I’m not as captivated by her as I once was, but I still do one thing to keep her in my life. Over the years, I’ve collected about 15 volumes of Alice’s Adventures in Wonderland or related material. It ranges from vintage children’s editions to Barnes and Nobel releases to collectors pieces. Most of them I’ve acquired used but a few have been gifts. I love each of them for different reasons but if I had to narrow down my favorites, it’d be these three.

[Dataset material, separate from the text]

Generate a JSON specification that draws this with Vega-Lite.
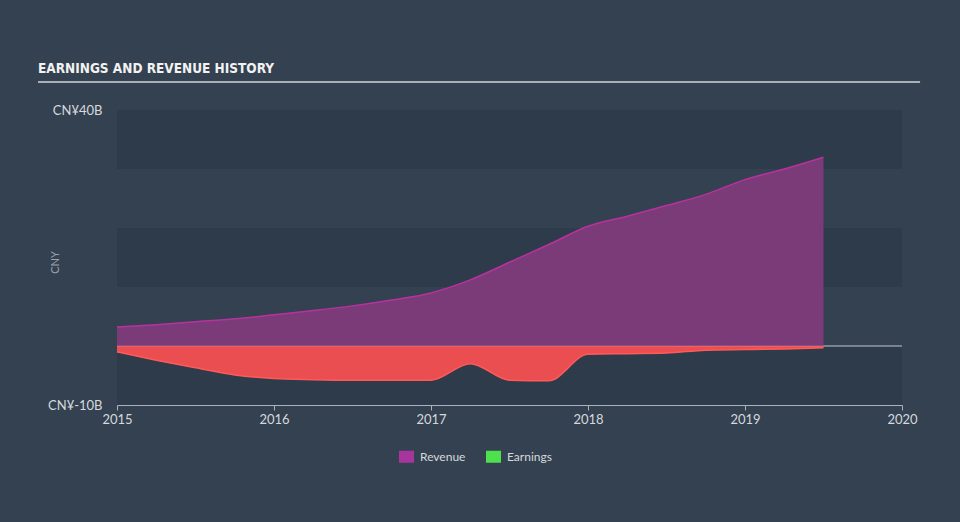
{
  "$schema": "https://vega.github.io/schema/vega-lite/v6.json",
  "width": 785,
  "height": 295,
  "autosize": "none",
  "padding": {"left": 117, "top": 110, "right": 58, "bottom": 117},
  "background": "#344150",
  "title": {
    "text": "EARNINGS AND REVENUE HISTORY",
    "anchor": "start",
    "frame": "group",
    "dx": -79,
    "offset": 5,
    "font": "DejaVu Sans Condensed, Roboto, sans-serif",
    "fontWeight": "bold",
    "fontSize": 13.5,
    "color": "#f2f2f2"
  },
  "datasets": {
    "bands": [
      {"lo": 30, "hi": 40},
      {"lo": 10, "hi": 20},
      {"lo": -10, "hi": 0}
    ],
    "revenue": [
      {"year": 2015.0, "value": 3.2},
      {"year": 2015.25, "value": 3.6},
      {"year": 2015.5, "value": 4.1},
      {"year": 2015.75, "value": 4.6},
      {"year": 2016.0, "value": 5.3},
      {"year": 2016.25, "value": 6.0},
      {"year": 2016.5, "value": 6.8},
      {"year": 2016.75, "value": 7.8},
      {"year": 2017.0, "value": 9.0},
      {"year": 2017.25, "value": 11.2},
      {"year": 2017.5, "value": 14.2},
      {"year": 2017.75, "value": 17.2},
      {"year": 2018.0, "value": 20.3},
      {"year": 2018.25, "value": 22.0},
      {"year": 2018.5, "value": 23.8},
      {"year": 2018.75, "value": 25.7},
      {"year": 2019.0, "value": 28.2},
      {"year": 2019.25, "value": 30.0},
      {"year": 2019.5, "value": 32.0}
    ],
    "earnings": [
      {"year": 2015.0, "value": -1.0},
      {"year": 2015.25, "value": -2.4},
      {"year": 2015.5, "value": -3.7},
      {"year": 2015.75, "value": -4.9},
      {"year": 2016.0, "value": -5.5},
      {"year": 2016.25, "value": -5.7},
      {"year": 2016.5, "value": -5.8},
      {"year": 2016.75, "value": -5.8},
      {"year": 2017.0, "value": -5.8},
      {"year": 2017.25, "value": -3.0},
      {"year": 2017.5, "value": -5.8},
      {"year": 2017.75, "value": -5.9},
      {"year": 2018.0, "value": -1.4},
      {"year": 2018.25, "value": -1.3},
      {"year": 2018.5, "value": -1.2},
      {"year": 2018.75, "value": -0.7},
      {"year": 2019.0, "value": -0.6},
      {"year": 2019.25, "value": -0.5},
      {"year": 2019.5, "value": -0.3}
    ],
    "legend": [
      {"series": "Revenue"},
      {"series": "Earnings"}
    ],
    "one": [{"k": 1}]
  },
  "layer": [
    {
      "data": {"name": "bands"},
      "mark": {"type": "rect", "color": "#2e3b4a"},
      "encoding": {
        "x": {"datum": 2015, "type": "quantitative", "scale": {"domain": [2015, 2020]},
          "axis": {"values": [2015, 2016, 2017, 2018, 2019, 2020], "format": "d", "title": null, "grid": false,
            "domainColor": "#aab3bd", "tickColor": "#aab3bd", "tickSize": 5, "labelColor": "#d5d9de",
            "labelFontSize": 13, "labelFont": "Lato", "labelPadding": 3, "labelFlush": false}},
        "x2": {"datum": 2020},
        "y": {"field": "lo", "type": "quantitative", "scale": {"domain": [-10, 40], "nice": false},
          "axis": {"values": [-10, 40], "labelExpr": "'CN¥' + datum.value + 'B'", "title": "CNY",
            "grid": false, "domain": false, "ticks": false, "labelPadding": 15,
            "labelColor": "#d5d9de", "labelFontSize": 13, "labelFont": "Lato",
            "titleColor": "#9aa3ad", "titleFont": "Lato", "titleFontWeight": "normal", "titleFontSize": 11,
            "titleX": -62, "titleY": 152, "titleAngle": -90, "titleAlign": "center", "titleBaseline": "middle"}},
        "y2": {"field": "hi"}
      }
    },
    {
      "data": {"name": "one"},
      "mark": {"type": "rule", "color": "#c3c8ce", "strokeWidth": 1},
      "encoding": {
        "x": {"datum": 2015, "type": "quantitative"},
        "x2": {"datum": 2020},
        "y": {"datum": 0, "type": "quantitative"}
      }
    },
    {
      "data": {"name": "revenue"},
      "mark": {"type": "area", "interpolate": "monotone", "color": "#7b3a78", "opacity": 1,
        "line": {"color": "#b8329f", "strokeWidth": 1.5}},
      "encoding": {
        "x": {"field": "year", "type": "quantitative"},
        "y": {"field": "value", "type": "quantitative"}
      }
    },
    {
      "data": {"name": "earnings"},
      "mark": {"type": "area", "interpolate": "monotone", "color": "#ea4e50", "opacity": 1,
        "line": {"color": "#ff5a5a", "strokeWidth": 1.5}},
      "encoding": {
        "x": {"field": "year", "type": "quantitative"},
        "y": {"field": "value", "type": "quantitative"}
      }
    },
    {
      "data": {"name": "one"},
      "mark": {"type": "rule", "color": "#ffffff", "opacity": 0.22, "strokeWidth": 1},
      "encoding": {
        "x": {"datum": 2015, "type": "quantitative"},
        "x2": {"datum": 2019.5},
        "y": {"datum": 0, "type": "quantitative"}
      }
    },
    {
      "data": {"name": "one"},
      "mark": {"type": "rule", "color": "#a9b0b8", "strokeWidth": 2, "clip": false},
      "encoding": {
        "x": {"datum": 2014.497, "type": "quantitative"},
        "x2": {"datum": 2020.115},
        "y": {"datum": 44.75, "type": "quantitative"}
      }
    },
    {
      "data": {"name": "legend"},
      "mark": {"type": "square", "opacity": 0},
      "encoding": {
        "color": {"field": "series", "type": "nominal",
          "scale": {"domain": ["Revenue", "Earnings"], "range": ["#a8359e", "#4ee14e"]},
          "legend": {"title": null, "orient": "none", "direction": "horizontal",
            "legendX": 282, "legendY": 339,
            "symbolType": "M-1,-0.8L1,-0.8L1,0.8L-1,0.8Z", "symbolSize": 225, "symbolOpacity": 1,
            "symbolStrokeWidth": 0,
            "labelColor": "#d5d9de", "labelFont": "Lato", "labelFontSize": 12, "labelOffset": 6,
            "columnPadding": 20}}
      }
    }
  ],
  "config": {
    "view": {"stroke": null}
  }
}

Barnes and Nobel Classics, 2005

Like most of my copies, this one came from a used bookstore. It’s the first one I bought and it’s the copy that introduced me to Wonderland. I adore the cover art by Milo Winter and would happily add a print of it to my Alice art collection.

Grosset and Dunlap, around 1970

While this copy is used (and worn), I didn’t acquire it from a store. I stumbled upon it while digging through a box in my parent’s garage. In the inside cover is my aunt’s 10-year-old handwriting scrawling her childhood address and the year. Being a family heirloom, it can’t help but be one of my favorites.

Hodder and Stoughton, 1982
Illustrations by Gwynedd M. Hudson

This one was another used bookstore find and it was my first true collectors piece. I found it in a little shop in Nashville, Indiana. The store had recently attained some rare copies from a collectors estate. Being a poor student at the time, this was the only one I could afford. It’s bound in genuine leather and I rarely take it out of the protective paper wrapping it. While it isn’t the most expensive in my collection now, it’s one of the ones most valuable to me.

It may look like a copy of Alice in Wonderland
But that’s not Alice…
There she is!

Last but not least, a little bonus. I found this one, you guessed it, at a used bookstore. It was made by a company called “The Bookbox Company” but it seems that they’re no longer in business and their website is down. I love hidey holes and secret compartments so I jumped for joy when I found this.